Starting over is one of the scariest things I have to do. I haven’t dated since college and I’m 52. I just don’t know where to begin. Am I too old to date? I’m not sure I’m even ready – It’s only been 6 months since my divorce and I still think about the affair. How will I ever trust again?
That’s how Mark began our session. Mark is not alone with his anxiety about starting over. Most people who find themselves divorced after years of marriage feel it’s daunting to think about dating again.
Yet they do. We are not meant to be alone. I admire clients taking the huge step of looking for a partner at midlife and beyond.
Once married, most people never expect to have to date again. It’s anxiety provoking to put yourself out there, especially if you’ve been hurt by your ex-partner or if it wasn’t your idea to end your former marriage. Starting again takes guts.
People worry about where to meet other single people, how to act on a date, how much to reveal, what to talk about. Many have never done “online dating” before. Creating a profile and searching online for potential mates can be overwhelming, frustrating and time-intensive. But still, most people don’t want to be alone.
Here are 5 keys to help you start dating again:
1. Let yourself be vulnerable.
Meeting someone new and heading into a relationship requires you to be vulnerable. That is especially hard when you’ve been hurt. When you open your heart, you may find yourself feeling the pain of the former relationship, since it’s scary to open up again. Do it anyway. You’re more resilient than you think.
New beginnings are often disguised as painful endings.
– Lao Tzu
2. Stay positive about starting a new chapter.
There may be times when you get anxious or frustrated and stop trying. Give yourself a break and then start again. Persevere. Second time around can be even better.
You are never too old to set another goal or to dream a new dream.
– C.S. Lewis
3. Be mindful about what you want in a partner and establish your deal breakers.
Lead with your head more than your heart. Think through what qualities you want in a mate – “must haves,” “would likes,” and “deal breakers.” After each date think through what you learned about the other person. Don’t minimize things that concern you. Idealizing a new partner can get you into trouble. Keep your head and your heart on earth.
One of the best times for figuring out who you are and what you really want out of life?
Right after a break-up.
– Mandy Hale
4. Use what you learned in your previous relationship to avoid the same mistakes.
We tend to repeat patterns in relationships. Be aware of your behavior and responses to not repeat. And be wary of holding your new partner responsible for your ex-partner’s hurts. Leave your old baggage behind as you start down a new path.

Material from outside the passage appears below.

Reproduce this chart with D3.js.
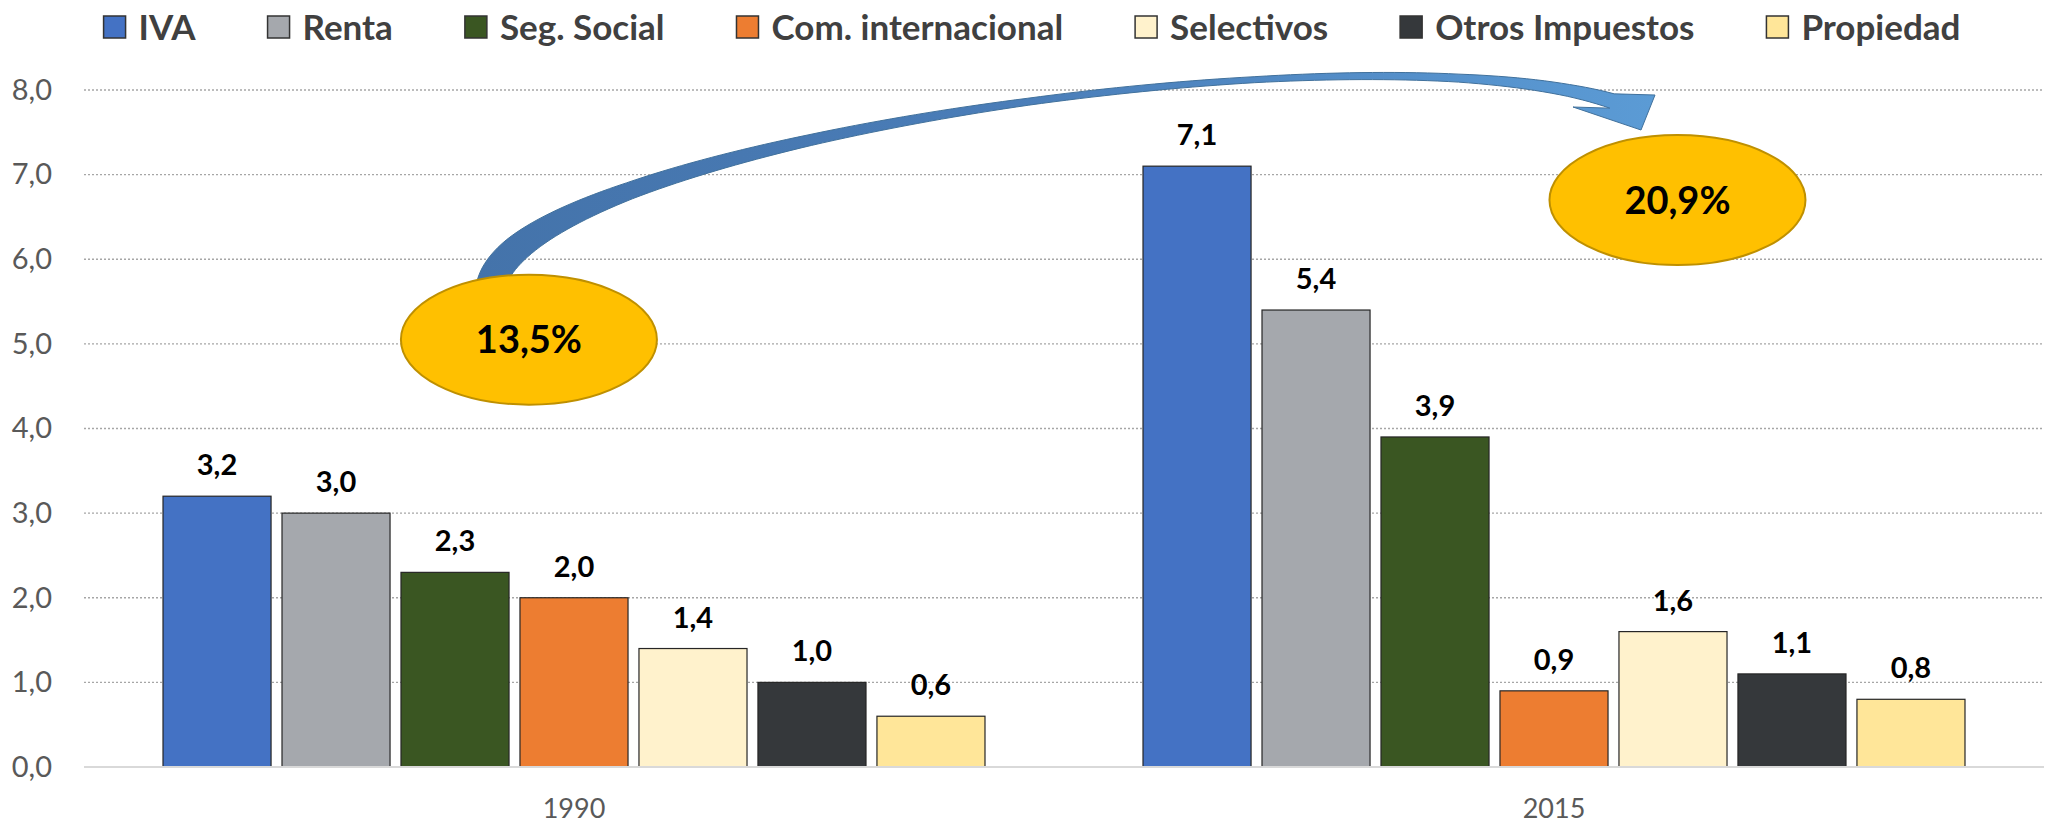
<!DOCTYPE html>
<html>
<head>
<meta charset="utf-8">
<script src="https://cdn.jsdelivr.net/npm/d3@7"></script>
<style>
  html, body { margin: 0; padding: 0; background: #ffffff; }
  svg { display: block; }
</style>
</head>
<body>
<svg id="chart" width="2056" height="825"></svg>
<script>
// Tax revenue by type, % of GDP
const years = ["1990", "2015"];
const taxTypes = ["IVA", "Renta", "Seg. Social", "Com. internacional", "Selectivos", "Otros Impuestos", "Propiedad"];
const values1990 = [3.2, 3.0, 2.3, 2.0, 1.4, 1.0, 0.6];
const values2015 = [7.1, 5.4, 3.9, 0.9, 1.6, 1.1, 0.8];
const yTickValues = [0, 1, 2, 3, 4, 5, 6, 7, 8];
const totalShares = ["13,5%", "20,9%"];
const taxColors = ["#4472C4", "#A5A8AD", "#3A5622", "#ED7D31", "#FFF2CC", "#35383B", "#FFE699"];

const valuesByYear = { "1990": values1990, "2015": values2015 };
const fmt = v => d3.format(".1f")(v).replace(".", ",");

const W = 2056, H = 825;
const plot = { left: 84, right: 2044, top: 90, bottom: 767 };
const svg = d3.select("#chart");

const x0 = d3.scaleBand().domain(years).range([plot.left, plot.right]).padding(0);
const x1 = d3.scaleBand().domain(taxTypes).range([0, x0.bandwidth()])
  .paddingInner(0.092).paddingOuter(0.664);
const y = d3.scaleLinear().domain([0, 8]).range([plot.bottom, plot.top]);
const color = d3.scaleOrdinal().domain(taxTypes).range(taxColors);

// Horizontal dotted gridlines
svg.append("g")
  .selectAll("line")
  .data(yTickValues.filter(d => d > 0))
  .join("line")
  .attr("x1", plot.left).attr("x2", plot.right)
  .attr("y1", d => y(d)).attr("y2", d => y(d))
  .attr("stroke", "#A6A6A6")
  .attr("stroke-width", 1.4)
  .attr("stroke-dasharray", "2,2");

// Y axis labels
const yAxis = d3.axisLeft(y).tickValues(yTickValues).tickFormat(fmt).tickSize(0).tickPadding(0);
svg.append("g")
  .attr("transform", `translate(52,0)`)
  .call(yAxis)
  .call(g => g.select(".domain").remove())
  .call(g => g.selectAll("text")
    .attr("font-family", "Lato, 'Open Sans', sans-serif")
    .attr("font-size", 29)
    .attr("fill", "#595959"));

// Bars
const groups = svg.append("g")
  .selectAll("g")
  .data(years)
  .join("g")
  .attr("transform", d => `translate(${x0(d)},0)`);

groups.selectAll("rect")
  .data(yr => taxTypes.map((t, i) => ({ type: t, value: valuesByYear[yr][i] })))
  .join("rect")
  .attr("x", d => x1(d.type))
  .attr("width", x1.bandwidth())
  .attr("y", d => y(d.value))
  .attr("height", d => y(0) - y(d.value))
  .attr("fill", d => color(d.type))
  .attr("stroke", "#262626")
  .attr("stroke-width", 1.2);

groups.selectAll("text.value")
  .data(yr => taxTypes.map((t, i) => ({ type: t, value: valuesByYear[yr][i] })))
  .join("text")
  .attr("class", "value")
  .attr("x", d => x1(d.type) + x1.bandwidth() / 2)
  .attr("y", d => y(d.value) - 21)
  .attr("text-anchor", "middle")
  .attr("font-family", "Lato, 'Open Sans', sans-serif")
  .attr("font-weight", 700)
  .attr("font-size", 29)
  .attr("fill", "#000")
  .text(d => fmt(d.value));

// Baseline
svg.append("line")
  .attr("x1", plot.left).attr("x2", plot.right)
  .attr("y1", y(0)).attr("y2", y(0))
  .attr("stroke", "#D9D9D9").attr("stroke-width", 2);

// Category axis labels
const xAxis = d3.axisBottom(x0).tickSize(0).tickPadding(0);
svg.append("g")
  .attr("transform", `translate(0,${plot.bottom})`)
  .call(xAxis)
  .call(g => g.select(".domain").remove())
  .call(g => g.selectAll("text")
    .attr("dy", null)
    .attr("y", 51)
    .attr("font-family", "Lato, 'Open Sans', sans-serif")
    .attr("font-size", 27)
    .attr("fill", "#595959"));

// Connector arrow: tapered curved block arrow along a cubic Bézier spine
const spine = [[491, 292], [491, 150], [1350, 20], [1612, 101]];
const thickness = d3.scaleLinear()
  .domain([0, 0.1, 0.25, 0.4, 0.55, 0.7, 0.85, 0.95, 1])
  .range([31, 27, 17, 11, 7, 6, 8, 12, 15]);
function bez(t) {
  const u = 1 - t;
  const a = u * u * u, b = 3 * u * u * t, c = 3 * u * t * t, d = t * t * t;
  return [
    a * spine[0][0] + b * spine[1][0] + c * spine[2][0] + d * spine[3][0],
    a * spine[0][1] + b * spine[1][1] + c * spine[2][1] + d * spine[3][1]
  ];
}
function bezTangent(t) {
  const u = 1 - t;
  const k0 = 3 * u * u, k1 = 6 * u * t, k2 = 3 * t * t;
  const dx = k0 * (spine[1][0] - spine[0][0]) + k1 * (spine[2][0] - spine[1][0]) + k2 * (spine[3][0] - spine[2][0]);
  const dy = k0 * (spine[1][1] - spine[0][1]) + k1 * (spine[2][1] - spine[1][1]) + k2 * (spine[3][1] - spine[2][1]);
  const len = Math.hypot(dx, dy) || 1;
  return [dx / len, dy / len];
}
const ts = d3.range(0, 1.0001, 1 / 120);
const upper = [], lower = [];
ts.forEach(t => {
  const p = bez(t), tg = bezTangent(t);
  const n = [tg[1], -tg[0]]; // left-hand normal (upper/outer side)
  const h = thickness(t) / 2;
  upper.push([p[0] + n[0] * h, p[1] + n[1] * h]);
  lower.push([p[0] - n[0] * h, p[1] - n[1] * h]);
});
const end = spine[3];
const headPts = [[end[0] + 43, end[1] - 6], [end[0] + 29, end[1] + 29], [end[0] - 39, end[1] + 6]];
const outline = upper.concat(headPts, lower.slice().reverse());

const defs = svg.append("defs");
const grad = defs.append("linearGradient").attr("id", "arrowFill")
  .attr("gradientUnits", "userSpaceOnUse")
  .attr("x1", 475).attr("x2", 1655).attr("y1", 0).attr("y2", 0);
grad.append("stop").attr("offset", "0%").attr("stop-color", "#4473AA");
grad.append("stop").attr("offset", "45%").attr("stop-color", "#4A7DB8");
grad.append("stop").attr("offset", "100%").attr("stop-color", "#5B9BD5");

svg.append("path")
  .attr("d", d3.line()(outline) + "Z")
  .attr("fill", "url(#arrowFill)")
  .attr("stroke", "#41719C")
  .attr("stroke-width", 1)
  .attr("stroke-linejoin", "round");

// Share bubbles: total tax burden per year
const bubbles = [
  { year: "1990", pos: 0.454, value: 5.05, label: totalShares[0] },
  { year: "2015", pos: 0.626, value: 6.7, label: totalShares[1] }
];
const bub = svg.append("g").selectAll("g").data(bubbles).join("g")
  .attr("transform", d => `translate(${x0(d.year) + d.pos * x0.bandwidth()},${y(d.value)})`);
bub.append("ellipse")
  .attr("rx", 128).attr("ry", 65)
  .attr("fill", "#FFC000")
  .attr("stroke", "#BF9000")
  .attr("stroke-width", 2);
bub.append("text")
  .attr("text-anchor", "middle")
  .attr("dy", "0.36em")
  .attr("font-family", "Lato, 'Open Sans', sans-serif")
  .attr("font-weight", 700)
  .attr("font-size", 38)
  .attr("fill", "#000")
  .text(d => d.label);

// Legend, centred across the top
const legend = svg.append("g");
const items = legend.selectAll("g").data(taxTypes).join("g");
items.append("rect")
  .attr("width", 22).attr("height", 22)
  .attr("y", 16)
  .attr("fill", d => color(d))
  .attr("stroke", "#333")
  .attr("stroke-width", 1.5);
items.append("text")
  .attr("x", 35)
  .attr("y", 27)
  .attr("dy", "0.36em")
  .attr("font-family", "Lato, 'Open Sans', sans-serif")
  .attr("font-weight", 700)
  .attr("font-size", 35)
  .attr("fill", "#404040")
  .text(d => d);
const legendGap = 72;
let cursor = 0;
const offsets = [];
items.each(function () {
  const w = 35 + d3.select(this).select("text").node().getComputedTextLength();
  offsets.push(cursor);
  cursor += w + legendGap;
});
const totalW = cursor - legendGap;
const startX = (W - totalW) / 2 + 4;
items.attr("transform", (d, i) => `translate(${startX + offsets[i]},0)`);
</script>
</body>
</html>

Do not sabotage your new relationship with your last relationship’s poison.
– Steve Marabo
5. Be authentic from the start.
We teach people how to treat us in the beginning. If there’s something that bothers you, be assertive. Speak up. Use “I” statements to address concerns; don’t sweep them under the rug. Be true to yourself and ask for what you need.
The beginning is the most important part of the work.
Lastly, don’t forget, as you meet new people and do this work, to have fun. Enjoy and appreciate the new experiences you will have.
No matter how hard the past is, you can always begin again.